- [Given task]:
Nothing but the lines from the line with "Clone this chart in matplotlib." to the line with "import numpy as np", both included, is to be repeated, and those exactly. Leave out the pictures.

- [Dataset records]:
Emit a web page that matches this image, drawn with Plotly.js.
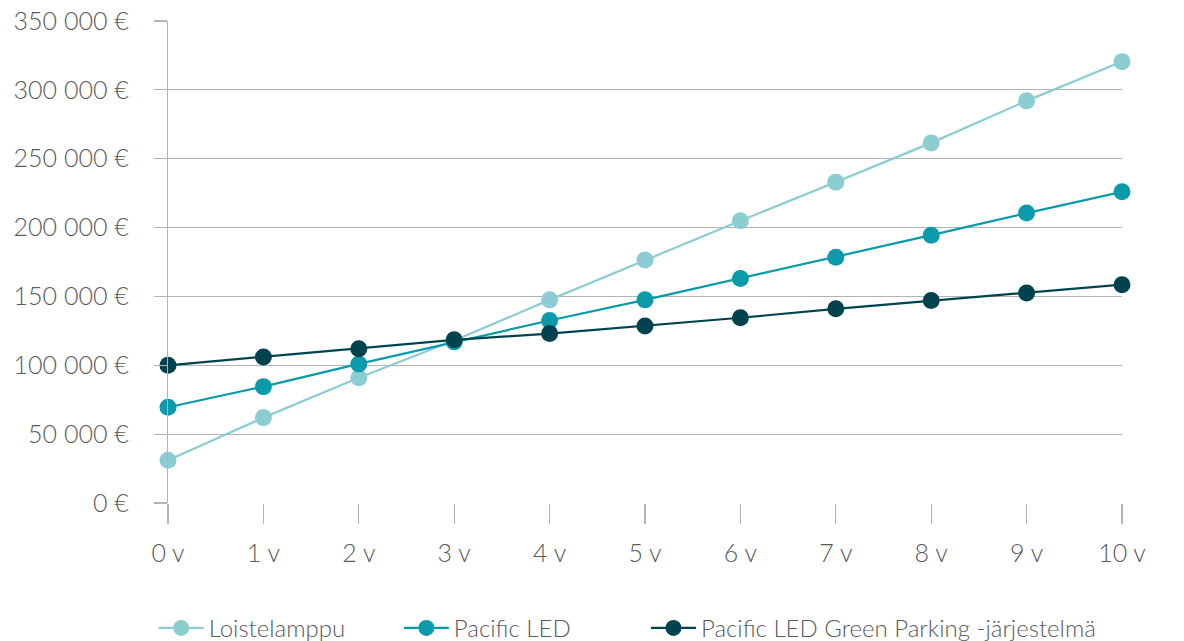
<!DOCTYPE html>
<html><head><meta charset="utf-8">
<script src="https://cdn.plot.ly/plotly-3.0.1.min.js"></script>
<style>html,body{margin:0;padding:0;background:#fff;}#chart{width:1184px;height:641px;}</style>
</head><body><div id="chart"></div>
<script>
const years = [0,1,2,3,4,5,6,7,8,9,10];
const yearLabels = ["0 v","1 v","2 v","3 v","4 v","5 v","6 v","7 v","8 v","9 v","10 v"];
const loistelamppu = [31000,62000,91000,118000,147500,176500,205000,233000,261500,292000,320500];
const pacificLED = [69500,84500,101000,117000,132500,147500,163000,178500,194500,210500,226000];
const greenParking = [100000,106000,112000,118500,123000,128500,134500,141000,147000,152500,158500];
const seriesNames = ["Loistelamppu","Pacific LED","Pacific LED Green Parking -järjestelmä"];
const yTickVals = [0,50000,100000,150000,200000,250000,300000,350000];
const yTickText = ["0 €","50 000 €","100 000 €","150 000 €","200 000 €","250 000 €","300 000 €","350 000 €"];
const colors = ["#8ccdd2","#0a9aa9","#00434f"];
const legendIds = ["legend","legend2","legend3"];
const legendX = [-0.015, 0.242, 0.501];

const font = {family:"Lato, 'Open Sans', sans-serif", size:25, color:"#5a5a5a", weight:300};
const data = [loistelamppu, pacificLED, greenParking].map((vals,i)=>({
  type:"scatter", mode:"lines+markers", x:years, y:vals, name:seriesNames[i],
  line:{color:colors[i], width:2.2}, marker:{color:colors[i], size:17},
  cliponaxis:false, legend:legendIds[i]
}));
const layout = {
  width:1184, height:641,
  margin:{l:168, r:62, t:21, b:138, autoexpand:false},
  paper_bgcolor:"#fff", plot_bgcolor:"#fff",
  font:font, showlegend:true,
  xaxis:{range:[0,10], tickvals:years, ticktext:yearLabels, showgrid:false, zeroline:false,
    showline:false, ticks:"outside", ticklen:20, tickwidth:1.3, tickcolor:"#b3b3b3",
    ticklabelstandoff:8, tickfont:font},
  yaxis:{range:[0,350000], tickvals:yTickVals, ticktext:yTickText, showgrid:true,
    gridcolor:"#b3b3b3", gridwidth:1.2, zeroline:false, showline:true, linecolor:"#b3b3b3", linewidth:1.3,
    ticks:"outside", ticklen:13, tickwidth:1.2, tickcolor:"#b3b3b3", ticklabelstandoff:20, tickfont:font}
};
legendIds.forEach((id,i)=>{
  layout[id] = {orientation:"h", x:legendX[i], xanchor:"left", y:-0.26, yanchor:"middle",
    font:{family:font.family, size:24, color:"#5a5a5a", weight:300}, itemwidth:45, bgcolor:"rgba(0,0,0,0)"};
});
Plotly.newPlot("chart", data, layout, {displayModeBar:false, staticPlot:true});
</script></body></html>
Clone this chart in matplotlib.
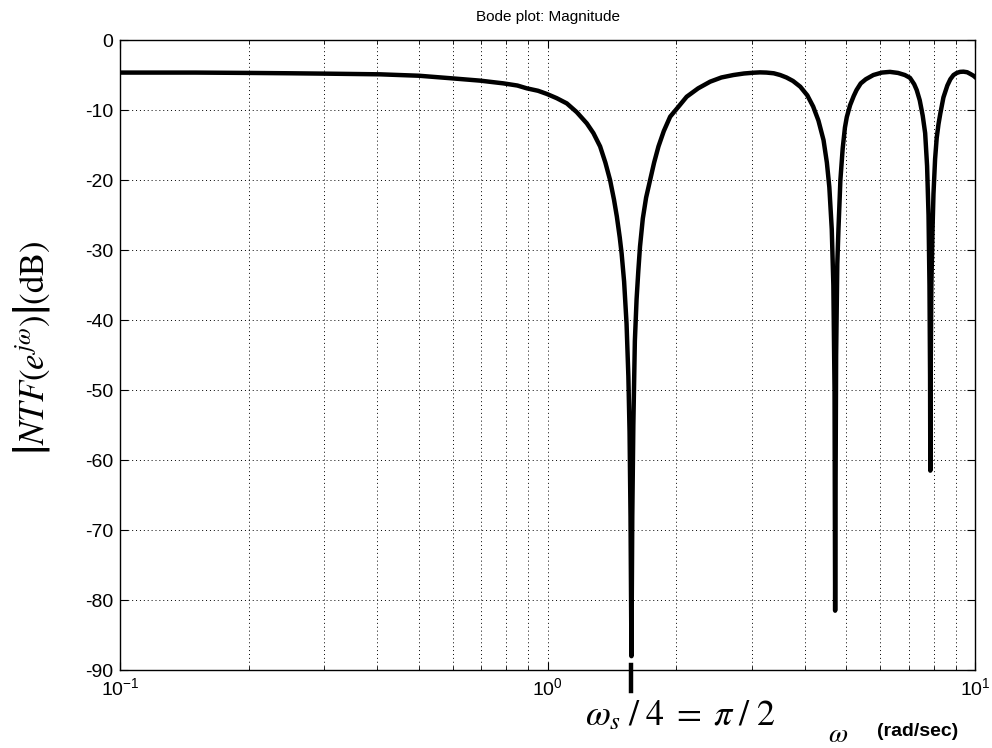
import matplotlib
matplotlib.use("Agg")
import matplotlib.pyplot as plt
import numpy as np

# Bode magnitude of the NTF (rad/sec, dB)
omega = [0.10, 0.15, 0.20, 0.25, 0.30, 0.35, 0.406, 0.45, 0.50, 0.591, 0.695, 0.788,
         0.85, 0.894, 0.95, 0.996, 1.05, 1.109, 1.17, 1.235, 1.28, 1.327, 1.365,
         1.40, 1.43, 1.452, 1.475, 1.49, 1.51, 1.53, 1.545, 1.555, 1.563, 1.5708,
         1.578, 1.587, 1.60, 1.615, 1.63, 1.645, 1.67, 1.70, 1.737, 1.775, 1.817,
         1.87, 1.935, 2.0, 2.115, 2.25, 2.40, 2.55, 2.72, 2.88, 3.03, 3.14, 3.25,
         3.38, 3.50, 3.62, 3.75, 3.90, 4.05, 4.18, 4.30, 4.42, 4.50, 4.56, 4.62,
         4.66, 4.69, 4.705, 4.715, 4.73, 4.76, 4.79, 4.84, 4.90, 4.96, 5.01, 5.10,
         5.20, 5.28, 5.40, 5.55, 5.78, 6.05, 6.32, 6.60, 6.85, 7.04, 7.20, 7.30,
         7.42, 7.54, 7.64, 7.72, 7.78, 7.82, 7.845, 7.855, 7.87, 7.90, 7.95, 7.99,
         8.06, 8.13, 8.21, 8.29, 8.43, 8.61, 8.75, 8.90, 9.06, 9.22, 9.39, 9.58,
         9.75, 9.91, 10.0]
mag_db = [-4.65, -4.65, -4.7, -4.75, -4.8, -4.85, -4.9, -5.0, -5.1, -5.45, -5.8, -6.19,
          -6.5, -6.9, -7.25, -7.7, -8.3, -9.05, -10.3, -11.9, -13.3, -15.2, -17.5,
          -20.0, -22.8, -25.2, -28.2, -30.5, -34.5, -40.5, -48.0, -56.0, -68.0, -88.0,
          -68.0, -55.0, -43.0, -37.0, -33.0, -29.5, -25.5, -22.5, -20.0, -17.5, -15.2,
          -13.0, -10.95, -9.9, -8.1, -6.9, -5.95, -5.35, -5.0, -4.78, -4.67, -4.62, -4.65,
          -4.75, -5.0, -5.35, -5.85, -6.67, -7.9, -9.5, -11.5, -14.3, -17.5, -21.0, -27.0,
          -35.0, -50.0, -81.5, -65.0, -45.0, -32.0, -27.0, -20.0, -15.5, -12.5, -11.0, -9.3,
          -8.0, -7.14, -6.2, -5.6, -5.0, -4.65, -4.55, -4.7, -5.0, -5.4, -6.3, -7.14,
          -8.6, -10.8, -13.3, -18.0, -25.0, -35.0, -48.0, -61.5, -48.0, -35.0, -27.0, -22.0,
          -17.0, -14.0, -12.0, -10.5, -8.2, -6.5, -5.6, -5.0, -4.7, -4.55, -4.52, -4.6,
          -4.85, -5.1, -5.3]

x_ticks = [0.1, 1.0, 10.0]
x_tick_labels = [r'$\mathregular{10^{-1}}$', r'$\mathregular{10^{0}}$', r'$\mathregular{10^{1}}$']
y_ticks = [0, -10, -20, -30, -40, -50, -60, -70, -80, -90]

plt.rcParams['font.family'] = ['Liberation Sans', 'DejaVu Sans']
plt.rcParams['axes.unicode_minus'] = False
plt.rcParams['mathtext.fontset'] = 'stix'

fig = plt.figure(figsize=(9.92, 7.48), dpi=100)
ax = fig.add_axes([0.121, 0.104, 0.862, 0.8425])

ax.semilogx(omega, mag_db, color='black', lw=3.2, solid_joinstyle='round')

# little marker below the first notch at pi/2
ax.plot([np.pi / 2, np.pi / 2], [-89.2, -93.0], color='black', lw=3.2, clip_on=False)

ax.set_xlim(0.1, 10)
ax.set_ylim(-90, 0)
ax.set_xticks(x_ticks)
ax.set_xticklabels(x_tick_labels, fontsize=14)
ax.set_yticks(y_ticks)
ax.set_yticklabels([str(v) for v in y_ticks], fontsize=14)
ax.tick_params(which='both', direction='in', top=True, right=True, length=6)
ax.tick_params(which='minor', length=3)
ax.tick_params(axis='x', pad=5)
ax.tick_params(axis='y', pad=5)

ax.grid(True, which='major', linestyle=(0, (1, 3)), color='black', lw=0.7)
ax.grid(True, which='minor', axis='x', linestyle=(0, (1, 3)), color='black', lw=0.7)
for s in ax.spines.values():
    s.set_linewidth(1.0)

ax.set_title('Bode plot: Magnitude', fontsize=11, pad=14)

fig.text(0.032, 0.535, r'$\left|NTF(e^{j\omega})\right|$(dB)', rotation=90,
         fontsize=25, family='STIXGeneral', ha='center', va='center')

fig.text(0.686, 0.043, r'$\omega_s\;/\;4\;=\;\pi\;/\;2$', fontsize=26,
         ha='center', va='center')

fig.text(0.845, 0.018, r'$\omega$', fontsize=20, ha='center', va='center')
fig.text(0.925, 0.022, '(rad/sec)', fontsize=14, fontweight='bold',
         ha='center', va='center')

fig.savefig('out.png', dpi=100, facecolor='white')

- [Result]:
Clone this chart in matplotlib.
import matplotlib
matplotlib.use("Agg")
import matplotlib.pyplot as plt
import numpy as np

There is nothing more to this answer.